Dilution

What is Dilution?

Dilution occurs when a company issues new shares, resulting in a decrease in the ownership percentage of existing shareholders. This can happen for various reasons, including raising additional capital, exercising stock options, or converting convertible securities.

Example of Dilution

Imagine a company with 1,000 shares outstanding. If an investor owns 100 shares, they hold 10% of the company. If the company adds 500 new shares, the total number of shares outstanding increases to 1,500. The investor's 100 shares now represent only 6.67% of the company.

Types of Dilution

  1. Equity Dilution: Occurs when new equity is issued, reducing the percentage ownership of existing shareholders.
  2. Earnings Per Share (EPS) Dilution: Happens when the increase in the number of shares outstanding causes the company's earnings per share to decrease.
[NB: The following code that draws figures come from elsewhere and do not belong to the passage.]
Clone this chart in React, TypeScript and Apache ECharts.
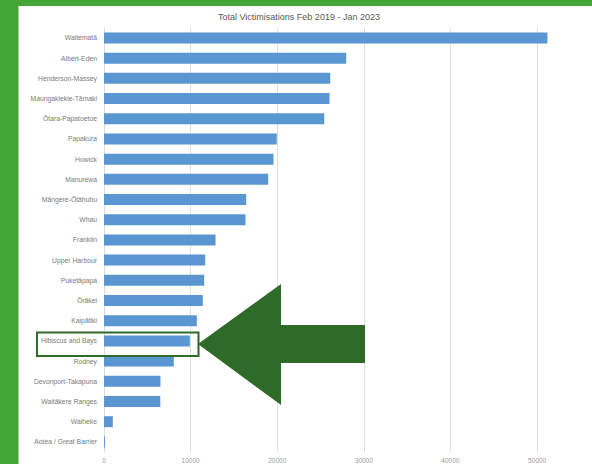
import React, { useEffect, useRef } from "react";
import * as echarts from "echarts";

const title = "Total Victimisations Feb 2019 - Jan 2023";
const boards = [
  "Waitematā",
  "Albert-Eden",
  "Henderson-Massey",
  "Maungakiekie-Tāmaki",
  "Ōtara-Papatoetoe",
  "Papakura",
  "Howick",
  "Manurewa",
  "Māngere-Ōtāhuhu",
  "Whau",
  "Franklin",
  "Upper Harbour",
  "Puketāpapa",
  "Ōrākei",
  "Kaipātiki",
  "Hibiscus and Bays",
  "Rodney",
  "Devonport-Takapuna",
  "Waitākere Ranges",
  "Waiheke",
  "Aotea / Great Barrier",
];
const victimisations = [
  51200, 27970, 26120, 26040, 25430, 19950, 19570, 18960, 16420, 16340, 12880,
  11690, 11570, 11410, 10720, 9910, 8060, 6520, 6500, 1020, 110,
];
const xTicks = [0, 10000, 20000, 30000, 40000, 50000, 60000];

export default function App() {
  const ref = useRef<HTMLDivElement>(null);
  useEffect(() => {
    if (!ref.current) return;
    const chart = echarts.init(ref.current, null, { renderer: "svg" });
    chart.setOption({
      animation: false,
      backgroundColor: "#ffffff",
      title: {
        text: title,
        left: 213,
        top: 7,
        textStyle: {
          fontSize: 9,
          fontWeight: "normal",
          color: "#595959",
          fontFamily: "Liberation Sans",
        },
      },
      grid: { left: 104, top: 27.85, width: 519.6, height: 426.3, containLabel: false },
      xAxis: {
        type: "value",
        min: xTicks[0],
        max: xTicks[xTicks.length - 1],
        interval: 10000,
        axisLine: { show: false },
        axisTick: { show: false },
        splitLine: { show: true, lineStyle: { color: "#dedede", width: 1 } },
        axisLabel: {
          color: "#9a9a9a",
          fontSize: 6.5,
          margin: 5,
          showMaxLabel: false,
          fontFamily: "Liberation Sans",
          formatter: (v: number) => String(v),
        },
      },
      yAxis: {
        type: "category",
        data: boards,
        inverse: true,
        axisLine: { show: true, lineStyle: { color: "#dadada" } },
        axisTick: { show: false },
        axisLabel: { color: "#7a7a7a", fontSize: 6.8, margin: 7, fontFamily: "Liberation Sans" },
      },
      series: [
        {
          type: "bar",
          data: victimisations,
          barWidth: 11,
          itemStyle: { color: "#5a96d2" },
        },
      ],
      graphic: [
        { type: "rect", shape: { x: 0, y: 0, width: 18.5, height: 464 }, style: { fill: "#43a535" }, z: 100 },
        { type: "rect", shape: { x: 0, y: 0, width: 660, height: 6 }, style: { fill: "#43a535" }, z: 100 },
        {
          type: "rect",
          shape: { x: 37, y: 332.5, width: 161.5, height: 23.5 },
          style: { fill: "none", stroke: "#2e6a2a", lineWidth: 2 },
          z: 100,
        },
        {
          type: "polygon",
          shape: {
            points: [
              [198, 344],
              [281, 284],
              [281, 325],
              [365, 325],
              [365, 363],
              [281, 363],
              [281, 405],
            ],
          },
          style: { fill: "#2e6b28" },
          z: 100,
        },
      ],
    });
    return () => chart.dispose();
  }, []);
  return (
    <div
      style={{
        position: "fixed",
        left: 0,
        top: 0,
        width: 592,
        height: 464,
        overflow: "hidden",
        background: "#ffffff",
      }}
    >
      <div ref={ref} style={{ width: 660, height: 464 }} />
    </div>
  );
}
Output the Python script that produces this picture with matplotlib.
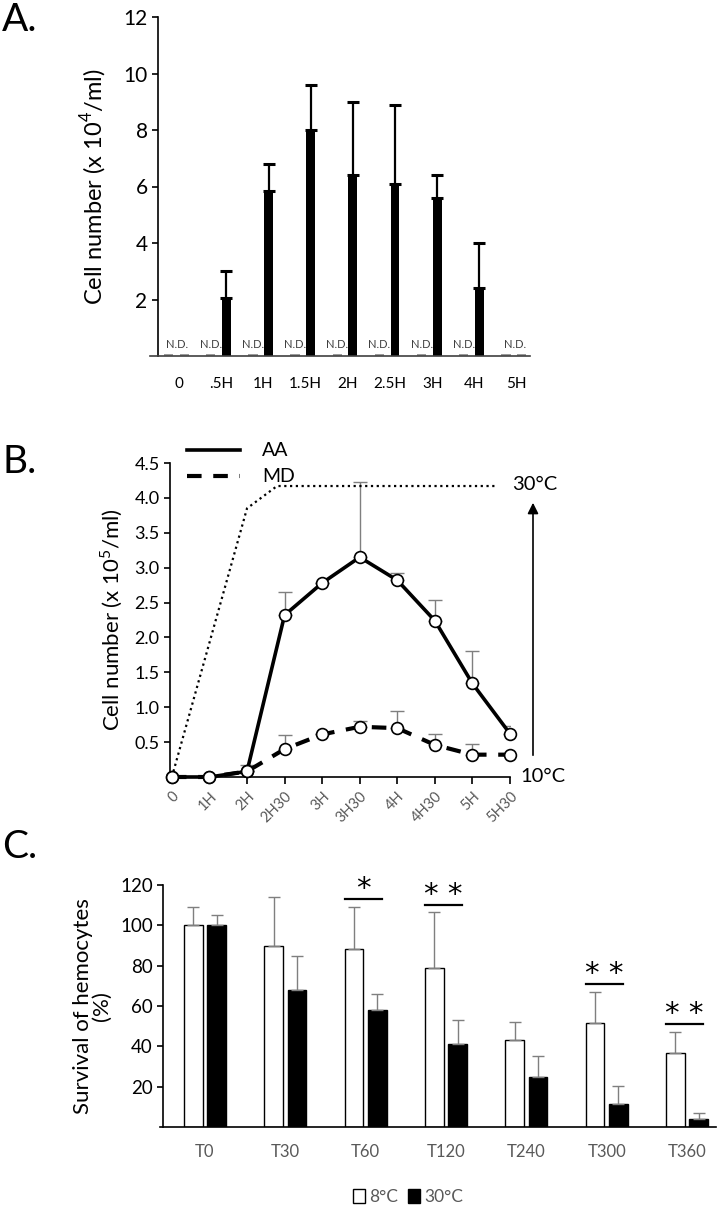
import numpy as np
import matplotlib
matplotlib.use("Agg")
import matplotlib.pyplot as plt
from matplotlib.patches import Patch

plt.rcParams["font.family"] = ["Lato", "DejaVu Sans"]
plt.rcParams["mathtext.fontset"] = "custom"
plt.rcParams["mathtext.rm"] = "Lato"

# ---- panel A data (cells x 10^4/ml, 30°C group; 8°C group all N.D.)
a_labels = ["0", ".5H", "1H", "1.5H", "2H", "2.5H", "3H", "4H", "5H"]
a_mean = [0, 2.05, 5.85, 8.0, 6.4, 6.1, 5.6, 2.4, 0]
a_top = [0, 3.0, 6.8, 9.6, 9.0, 8.9, 6.4, 4.0, 0]
a_nd = [True, False, False, False, False, False, False, False, True]

# ---- panel B data (cells x 10^5/ml)
b_labels = ["0", "1H", "2H", "2H30", "3H", "3H30", "4H", "4H30", "5H", "5H30"]
aa_mean = [0, 0, 0.08, 2.32, 2.78, 3.15, 2.82, 2.24, 1.34, 0.62]
aa_top = [0, 0, 0.17, 2.65, 2.78, 4.23, 2.92, 2.53, 1.80, 0.73]
md_mean = [0, 0, 0.08, 0.40, 0.61, 0.72, 0.70, 0.46, 0.32, 0.32]
md_top = [0, 0, 0.08, 0.60, 0.61, 0.80, 0.95, 0.61, 0.48, 0.32]
temp_x = [0, 2, 2.8, 8.6]
temp_y = [0, 3.85, 4.17, 4.17]

# ---- panel C data (survival %)
c_labels = ["T0", "T30", "T60", "T120", "T240", "T300", "T360"]
c8_mean = [100, 90, 88.5, 79, 43, 51.5, 36.5]
c8_top = [109, 114, 109, 106.5, 52, 67, 47]
c30_mean = [100, 68, 58, 41, 25, 11.5, 4]
c30_top = [105, 85, 66, 53, 35, 20.5, 7]
sig_idx = [2, 3, 5, 6]
sig_txt = ["*", "* *", "* *", "* *"]
sig_y = [113, 110, 71, 51]

W, H = 726, 1206
fig = plt.figure(figsize=(W / 100, H / 100), dpi=100)


def box(x0, y0, x1, y1):
    # pixel box (top-left origin) -> figure fraction rect
    return [x0 / W, 1 - y1 / H, (x1 - x0) / W, (y1 - y0) / H]


# ================= A =================
axA = fig.add_axes(box(150, 17, 530, 356))
x = np.arange(len(a_labels))
wpos = x - 0.25
bpos = x + 0.12
mean = np.array(a_mean, float)
top = np.array(a_top, float)
det = ~np.array(a_nd)
axA.bar(bpos[det], mean[det], width=0.21, color="black",
        yerr=[np.zeros(det.sum()), (top - mean)[det]],
        error_kw=dict(ecolor="black", elinewidth=1.6, capsize=4, capthick=2.2))
# N.D. marks
axA.bar(wpos, 0.07, width=0.22, color="#9a9a9a")
axA.bar(bpos[~det], 0.07, width=0.22, color="#9a9a9a")
for i in range(len(a_labels)):
    tx = x[i] - 0.04 if a_nd[i] else wpos[i]
    axA.text(tx, 0.2, "N.D.", ha="center", va="bottom", fontsize=8,
             color="#404040")
axA.set_xlim(-0.69, 8.32)
axA.set_ylim(0, 12)
axA.set_yticks([2, 4, 6, 8, 10, 12])
axA.set_xticks(x)
axA.set_xticklabels(a_labels)
axA.tick_params(axis="x", length=0, pad=15, labelsize=11)
axA.tick_params(axis="y", length=4, width=1.2, labelsize=15, direction="out")
axA.spines[["top", "right"]].set_visible(False)
axA.spines["left"].set_position(("data", -0.5))
axA.spines["left"].set_linewidth(1.2)
axA.spines["bottom"].set_color("#404040")
axA.spines["bottom"].set_linewidth(1.2)
axA.set_ylabel("Cell number (x 10$^{4}$/ml)", fontsize=17, labelpad=10)
fig.text(2 / W, 1 - 20 / H, "A.", fontsize=28, va="center", ha="left")

# ================= B =================
axB = fig.add_axes(box(170, 463, 510, 777))
xb = np.arange(len(b_labels))
axB.errorbar(xb, aa_mean, yerr=[np.zeros(len(xb)), np.array(aa_top) - aa_mean],
             fmt="none", ecolor="#7f7f7f", elinewidth=1, capsize=5, zorder=2)
axB.errorbar(xb, md_mean, yerr=[np.zeros(len(xb)), np.array(md_top) - md_mean],
             fmt="none", ecolor="#7f7f7f", elinewidth=1, capsize=5, zorder=2)
axB.plot(temp_x, temp_y, color="black", ls=(0, (1, 1.6)), lw=1.6, zorder=2)
axB.plot(xb, md_mean, color="black", lw=3, ls=(0, (3.5, 2.8)), zorder=3,
         marker="o", ms=8.5, mfc="white", mec="black", mew=1.2, clip_on=False)
axB.plot(xb, aa_mean, color="black", lw=2.6, zorder=4,
         marker="o", ms=8.5, mfc="white", mec="black", mew=1.2, clip_on=False)
axB.set_xlim(-0.05, 9)
axB.set_ylim(0, 4.5)
axB.set_yticks(np.arange(0.5, 4.6, 0.5))
axB.set_yticklabels([f"{v:.1f}" for v in np.arange(0.5, 4.6, 0.5)])
axB.set_xticks(xb)
axB.set_xticklabels(b_labels, rotation=45, ha="right", rotation_mode="anchor",
                    color="#595959")
axB.tick_params(axis="x", length=5, width=1.2, labelsize=10.5, pad=4)
axB.tick_params(axis="y", length=4, width=1.2, labelsize=13)
axB.spines[["top", "right"]].set_visible(False)
axB.spines[["left", "bottom"]].set_linewidth(1.2)
axB.set_ylabel("Cell number (x 10$^{5}$/ml)", fontsize=16, labelpad=7)
axB.annotate("", xy=(533 / W, 1 - 500 / H), xytext=(533 / W, 1 - 758 / H),
             xycoords="figure fraction",
             arrowprops=dict(arrowstyle="-|>", color="black", lw=1.2,
                             mutation_scale=16))
fig.text(512 / W, 1 - 485 / H, "30°C", fontsize=14.5, va="center")
fig.text(520 / W, 1 - 777 / H, "10°C", fontsize=14.5, va="center")
# legend drawn by hand
fig.add_artist(plt.Line2D([187 / W, 240 / W], [1 - 450 / H] * 2,
                          color="black", lw=2.6))
fig.add_artist(plt.Line2D([187 / W, 240 / W], [1 - 476 / H] * 2,
                          color="black", lw=3, ls=(0, (3.5, 2.8))))
fig.text(262 / W, 1 - 450 / H, "AA", fontsize=14, va="center")
fig.text(262 / W, 1 - 476 / H, "MD", fontsize=14, va="center")
fig.text(2 / W, 1 - 462 / H, "B.", fontsize=28, va="center", ha="left")

# ================= C =================
axC = fig.add_axes(box(160, 885, 716, 1127))
xc = np.arange(len(c_labels))
m8 = np.array(c8_mean)
m30 = np.array(c30_mean)
ekw = dict(ecolor="#7f7f7f", elinewidth=1, capsize=4.5, capthick=1)
axC.bar(xc - 0.145, m8, width=0.23, color="white", edgecolor="black", lw=1,
        yerr=[np.zeros(len(xc)), np.array(c8_top) - m8], error_kw=ekw,
        label="8°C")
axC.bar(xc + 0.145, m30, width=0.23, color="black", edgecolor="black", lw=1,
        yerr=[np.zeros(len(xc)), np.array(c30_top) - m30], error_kw=ekw,
        label="30°C")
for i, s, yv in zip(sig_idx, sig_txt, sig_y):
    axC.plot([i - 0.26, i + 0.2], [yv, yv], color="black", lw=1.6)
    axC.text(i - 0.03, yv - 2, s, ha="center", va="bottom", fontsize=21,
             family="DejaVu Sans")
axC.set_xlim(-0.56, 6.36)
axC.set_ylim(0, 120)
axC.set_yticks([20, 40, 60, 80, 100, 120])
axC.set_xticks(xc)
axC.set_xticklabels(c_labels, color="#595959")
axC.tick_params(axis="x", length=0, pad=12, labelsize=12)
axC.tick_params(axis="y", length=4, width=1.2, labelsize=13.5)
axC.spines[["top", "right"]].set_visible(False)
axC.spines["left"].set_position(("data", -0.52))
axC.spines[["left", "bottom"]].set_linewidth(1.2)
axC.set_ylabel("Survival of hemocytes\n(%)", fontsize=16, labelpad=6,
               linespacing=0.95)
fig.legend(handles=[Patch(facecolor="white", edgecolor="black", label="8°C"),
                    Patch(facecolor="black", edgecolor="black", label="30°C")],
           loc="center", bbox_to_anchor=(408 / W, 1 - 1197 / H), ncol=2,
           frameon=False, fontsize=12.5, handlelength=0.7, handleheight=0.9,
           handletextpad=0.2, columnspacing=0.6, labelcolor="#595959")
fig.text(2 / W, 1 - 847 / H, "C.", fontsize=28, va="center", ha="left")

fig.savefig("out.png", dpi=100)
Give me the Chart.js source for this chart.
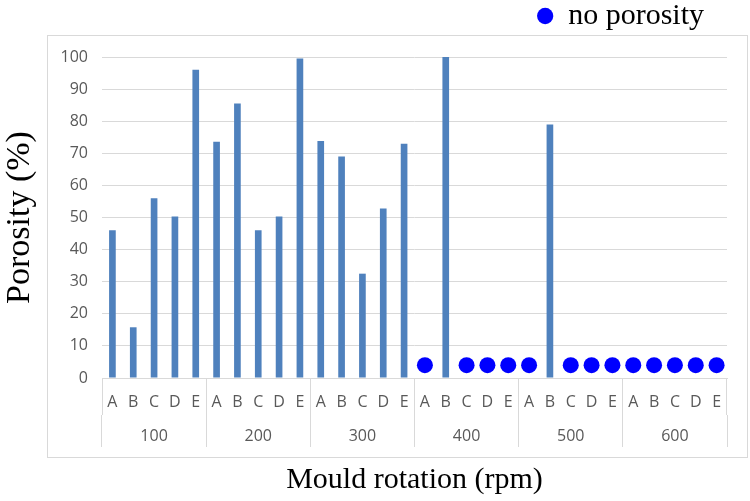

This is a common concern for investors, as it can affect the valuation and attractiveness of the stock.
  3. Control Dilution: When new shares are issued, the control of existing shareholders over company decisions may be reduced, especially if a large number of shares are issued to new investors.

Reasons for Dilution

  1. Raising Capital: Companies often issue new shares to raise funds for expansion, paying off debt, or other financial needs.
  2. Stock Options and Warrants: When employees or investors exercise their stock options or warrants, new shares are issued, causing dilution.
  3. Convertible Securities: Convertible bonds or preferred shares can be converted into common shares, leading to dilution when this conversion occurs.

Impact on Shareholders

  • Reduced Ownership Percentage: Existing shareholders have a smaller ownership stake in the company.
  • Potential Drop in EPS: Earnings per share might decrease, affecting stock valuations.
  • Influence and Control: Existing shareholders may have less influence over corporate decisions if new shares are issued to a significant number of new investors.

Mitigating Dilution:

  • Rights Issues: Companies may offer rights issues, giving existing shareholders the opportunity to buy additional shares at a discount before new shares are offered to the public.
  • Buybacks: Some companies engage in share buybacks, purchasing their own shares from the market to reduce the number of shares outstanding, which can offset the effects of dilution.